Thursday, June 1, 2017

Mummy Mania #3: The Mummy's Tomb (1942)

The terror comes home.

Like The Mummy's Hand, the film that preceded it, The Mummy's Tomb is the continuing story of Kharis: secret lover, night owl, maniac on the dance floor, and tool of his master, a high priest with a penchant for the tana leaves that give Kharis immortal power. Three leaves give life, nine leaves give him motivation. Ten leaves would be too many. Eleven is right out.

It almost seems like an afterthought on the part of the filmmakers, but this movie takes place THIRTY YEARS after the previous one (which would techincally place this movie in the 1970s). That's thirty years since Dick Foran's archaeologist, Dr. Banning, and Wallace Ford, his wisecracking sidekick, defeated Kharis in Cairo. In case we forgot what that actually looked like, the movie spends literally ten minutes (of a 60-minute running time) showing us footage of the previous film. What we discover is that Foran is now an elderly guy with gray hair (he's wearing semi-convincing old age makeup) and that his pistol packin' mama from the previous film, Marta (Peggy Moran) has shuffled off this mortal coil and joined the choir invisible. What no one expects is for another "High Priest of Karnak" (Turhan Bey, The Amazing Mr. X, looking very Lando) to transport a revived Kharis to America so he can take revenge on every single person that desecrated the temple thirty years ago. Let me say that again. A high priest sends The Mummy to America to kill all the people from the previous movie. Why did it take thirty years to hatch this plot? Why does Turhan Bey care about something he wasn't even around for? Why isn't Kharis a bunch of ashes? Who cares! There's a mummy loose in the city of Mapleton! Run for your lives!
The fun, light tone that I appreciated about The Mummy's Hand is gone altogether, and I miss it. I can't help but feel like this movie takes itself a little too seriously given what it actually is. Instead, everything feels very dire, probably in an attempt to give this movie a tone that's more appropriate to the body count, which is definitely higher than in the previous entry. While Dick Foran and Wallace Ford reprise their roles, we have some new blood. John Hubbard (Duel at Diablo) plays Dick Foran's son, John Banning, and he has a love interest named Isobel, played by Elyse Knox, as seen in the movie Abbot and Costello Hit the Ice. Hey, wait a minute!!! Abbot and Costello again?! It would be nice if Elyse Knox had more to do here besides look pretty, but she really doesn't. There's a subplot that gets breezed by pretty quickly in which Bey, the High Priest, tells Isobel something about his plan to have her turned into a mummy so she can bear his immortal children. Wait, WHAT?

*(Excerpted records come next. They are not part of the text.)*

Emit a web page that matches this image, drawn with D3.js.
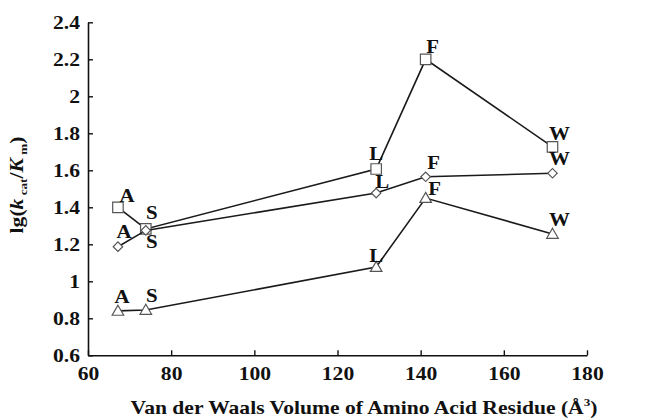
<!DOCTYPE html>
<html>
<head>
<meta charset="utf-8">
<script src="https://cdn.jsdelivr.net/npm/d3@7"></script>
<style>
  body { margin: 0; background: #fff; }
  text { font-family: "Liberation Serif", "Times New Roman", serif; font-weight: bold; fill: #111; }
</style>
</head>
<body>
<svg id="Chart"></svg>
<script>
// residues and their van der Waals volumes (x)
let residues = ["A", "S", "L", "F", "W"]
let volumes = [67.2, 73.9, 129.3, 141.2, 171.7]

// lg(kcat/Km) for the three series
let squareVals = [1.40, 1.283, 1.607, 2.20, 1.727]
let diamondVals = [1.187, 1.275, 1.477, 1.565, 1.584]
let triangleVals = [0.84, 0.845, 1.077, 1.45, 1.256]

let xTicks = [60, 80, 100, 120, 140, 160, 180]
let yTicks = [0.6, 0.8, 1, 1.2, 1.4, 1.6, 1.8, 2, 2.2, 2.4]

// label offsets from the marker (layout only)
let labelOffsets = {
    square:   [[9, -12], [6, -16], [0, -16], [7, -13], [7, -13]],
    diamond:  [[6, -15], [6, 11], [6, -12], [8, -14], [7, -15]],
    triangle: [[4, -14], [6, -14], [0, -12], [9, -10], [7, -14]]
}

// the original figure's type is a little wider than Liberation Serif
let stretchX = 1.2

function stretchText(sel, k){
    sel.each(function(){
        let w = this.getComputedTextLength()
        d3.select(this)
            .attr("textLength", w * k)
            .attr("lengthAdjust", "spacingAndGlyphs")
    })
}

function getChartConfig(){
    let width = 647
    let height = 420
    let margin = { top: 22.3, bottom: 64.7, left: 88, right: 60 }
    let bodyWidth = width - margin.left - margin.right
    let bodyHeight = height - margin.top - margin.bottom
    let container = d3.select("#Chart")
        .attr("width", width)
        .attr("height", height)
    return { width, height, margin, bodyWidth, bodyHeight, container }
}

function getScales(config){
    let { margin, bodyWidth, bodyHeight } = config
    let xScale = d3.scaleLinear()
        .domain([60, 180])
        .range([margin.left, margin.left + bodyWidth])
    let yScale = d3.scaleLinear()
        .domain([0.6, 2.4])
        .range([margin.top + bodyHeight, margin.top])
    return { xScale, yScale }
}

function drawAxes(scales, config){
    let { xScale, yScale } = scales
    let { container, margin, bodyHeight } = config

    let axisX = d3.axisBottom(xScale)
        .tickValues(xTicks)
        .tickSizeInner(-5)
        .tickSizeOuter(0)
        .tickPadding(12)
    let gx = container.append("g")
        .attr("transform", `translate(0,${margin.top + bodyHeight})`)
        .call(axisX)

    let axisY = d3.axisLeft(yScale)
        .tickValues(yTicks)
        .tickFormat(d3.format("~g"))
        .tickSizeInner(-5)
        .tickSizeOuter(0)
        .tickPadding(8)
    let gy = container.append("g")
        .attr("transform", `translate(${margin.left},0)`)
        .call(axisY)

    for (let g of [gx, gy]) {
        g.select(".domain").attr("stroke", "#111").attr("stroke-width", 1.6)
        g.selectAll(".tick line").attr("stroke", "#111").attr("stroke-width", 1.4)
        g.selectAll(".tick text")
            .attr("font-family", null)
            .attr("font-size", null)
            .style("font-size", "18px")
            .attr("fill", "#111")
        stretchText(g.selectAll(".tick text"), stretchX)
    }
    gy.selectAll(".tick text").attr("dy", "0.35em")

    // x title
    let xt = container.append("text")
        .attr("transform", `translate(364,414) scale(${stretchX},1)`)
        .attr("text-anchor", "middle")
        .style("font-size", "18px")
    xt.append("tspan").text("Van der Waals Volume of Amino Acid Residue (Å")
    xt.append("tspan").text("3").style("font-size", "11px").attr("dy", -8)
    xt.append("tspan").text(")").attr("dy", 8)

    // y title
    let yt = container.append("text")
        .attr("transform", `translate(23,185) rotate(-90) scale(${stretchX},1)`)
        .attr("text-anchor", "middle")
        .style("font-size", "18px")
    yt.append("tspan").text("lg(")
    yt.append("tspan").text("k").style("font-style", "italic")
    yt.append("tspan").text(" cat").style("font-size", "11px").attr("dy", 4)
    yt.append("tspan").text("/").attr("dy", -4)
    yt.append("tspan").text("K").style("font-style", "italic")
    yt.append("tspan").text(" m").style("font-size", "11px").attr("dy", 4)
    yt.append("tspan").text(")").attr("dy", -4)
}

function drawSeries(values, shape, offsets, scales, config){
    let { xScale, yScale } = scales
    let { container } = config
    let points = residues.map((r, i) => ({ name: r, x: volumes[i], y: values[i], off: offsets[i] }))

    let line = d3.line()
        .x(d => xScale(d.x))
        .y(d => yScale(d.y))

    container.append("path")
        .datum(points)
        .attr("d", line)
        .attr("fill", "none")
        .attr("stroke", "#1a1a1a")
        .attr("stroke-width", 1.6)

    let sym = d3.symbol()
    if (shape === "square") sym.type(d3.symbolSquare).size(110)
    if (shape === "diamond") sym.type(d3.symbolSquare).size(45)
    if (shape === "triangle") sym.type(d3.symbolTriangle).size(58)

    container.append("g").selectAll("path")
        .data(points)
        .enter().append("path")
        .attr("d", sym)
        .attr("transform", d => {
            let t = `translate(${xScale(d.x)},${yScale(d.y)})`
            if (shape === "diamond") t += " rotate(45)"
            if (shape === "triangle") t = `translate(${xScale(d.x)},${yScale(d.y) + 1})`
            return t
        })
        .attr("fill", "#fff")
        .attr("stroke", "#555")
        .attr("stroke-width", 1.2)

    container.append("g").selectAll("text")
        .data(points)
        .enter().append("text")
        .attr("transform", d => `translate(${xScale(d.x) + d.off[0]},${yScale(d.y) + d.off[1] + 6.5}) scale(1.1,1)`)
        .attr("text-anchor", "middle")
        .style("font-size", "19px")
        .text(d => d.name)
}

function drawChart(){
    let config = getChartConfig()
    let scales = getScales(config)
    drawAxes(scales, config)
    drawSeries(squareVals, "square", labelOffsets.square, scales, config)
    drawSeries(diamondVals, "diamond", labelOffsets.diamond, scales, config)
    drawSeries(triangleVals, "triangle", labelOffsets.triangle, scales, config)
}

drawChart()
</script>
</body>
</html>
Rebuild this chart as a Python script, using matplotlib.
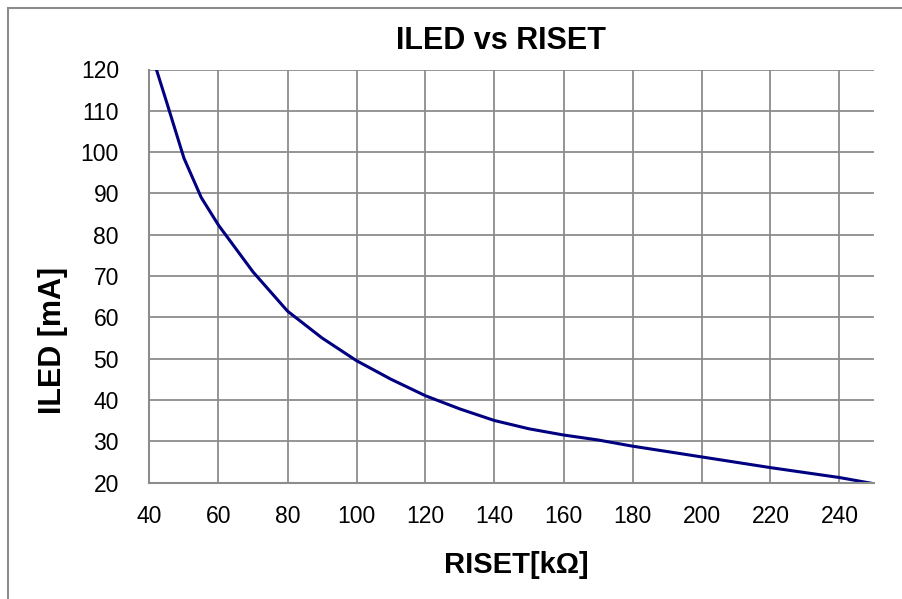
import matplotlib.pyplot as plt
from matplotlib.patches import Rectangle

plt.rcParams['font.family'] = ['Liberation Sans', 'DejaVu Sans']

riset = [42, 45, 50, 55, 60, 70, 80, 90, 100, 110, 120, 130, 140, 150, 160, 170,
         180, 200, 220, 240, 250]
iled = [120, 112, 98.5, 89, 82.3, 71, 61.5, 55, 49.5, 45, 41, 37.8, 35, 33, 31.5, 30.3,
        28.8, 26.2, 23.6, 21.2, 19.7]

xticks = list(range(40, 241, 20))
yticks = list(range(20, 121, 10))

W, H = 903, 599
fig = plt.figure(figsize=(W / 100, H / 100), dpi=100)
# outer chart border, runs off the right and bottom of the image
fig.patches.append(Rectangle((8 / W, -0.1), 1.2, 1.1 - 8 / H,
                             transform=fig.transFigure, fill=False,
                             edgecolor='#8c8c8c', linewidth=1.5))

ax = fig.add_axes([149.5 / W, 1 - 482.5 / H, (874 - 149.5) / W, (482.5 - 69.5) / H])
ax.plot(riset, iled, color='#000080', linewidth=2.2)
ax.set_xlim(40, 250)
ax.set_ylim(20, 120)
ax.set_xticks(xticks)
ax.set_yticks(yticks)
ax.grid(True, color='#8c8c8c', linewidth=1.3)
ax.set_axisbelow(True)
for s in ['top', 'right']:
    ax.spines[s].set_visible(False)
for s in ['left', 'bottom']:
    ax.spines[s].set_color('#8c8c8c')
    ax.spines[s].set_linewidth(1.5)
ax.tick_params(length=0, labelsize=16.5)
ax.tick_params(axis='y', pad=22)
ax.tick_params(axis='x', pad=16)

fig.text(501.5 / W, 1 - 49 / H, 'ILED vs RISET', fontsize=22, fontweight='bold',
         ha='center', va='baseline')
fig.text(516.5 / W, 1 - 573 / H, 'RISET[kΩ]', fontsize=21, fontweight='bold',
         ha='center', va='baseline')
fig.text(53 / W, 1 - 340 / H, 'ILED [mA]', fontsize=22, fontweight='bold',
         ha='center', va='center', rotation=90)

fig.savefig('out.png', dpi=100)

In the mummy suit this time is Lon Chaney Jr, The Wolf Man himself. Over the course of the 1940s, Chaney got to play quite a bit in the Universal Monster sandbox, starring as three of the big monsters (he was also Dracula...I mean Alucard....in Son of Dracula). It doesn't really matter to me that Chaney is in the suit, though. It's kind of a thankless role, as you can't see anything of the person inside and there's not much of a performance happening. I guess it's cool to know, and knowing is half the battle.

My big takeaway from this movie is that you can connect a line directly from this to the slasher horror films of the 1970s and 1980s. It's a strong connection, stronger than in any of the other Universal Monster movies so far. You've got an undead killer (a Shape, if you will) that cannot be stopped or slowed down, breaking into people's houses in the suburbs and killing them with his bare hands because of some grudge. If you want to take things even further, this movie basically plays out like the start of Friday The 13th Part II, where Jason Voorhees comes to seek revenge on the survivor of the previous movie. It's really cool to see that this was being done as far back as 1942. They had their own version of slashers in the forties!
In some ways, I don't think The Mummy's Tomb is as good of a movie as The Mummy's Hand. I miss the more adventurous tone and the light-hearted stuff. Then again, this one goes more for straight horror, and those scenes work really well. It's hard to complain about anything that might not have worked, because this one is even shorter than the one that came before it. Besides, it's all personal taste, anyway. When it was released in 1942, it played on double bill with a Bela Lugosi horror movie called The Night Monster. What a night at the movies that would have been, huh? This one is still a B-film all the way, but it's going for a very different goal, and I think it succeeds. It's important for these films to stand by themselves and to be distinct (and therefore memorable), and so far they have. The first one was the romance with big production values and incredible makeup. The second one was the archaeology adventure in the desert. This third one has the monster attacking the suburbs thirty years later. The titles may be interchangeable, but the plots (so far) are not. We'll see if they can keep it up.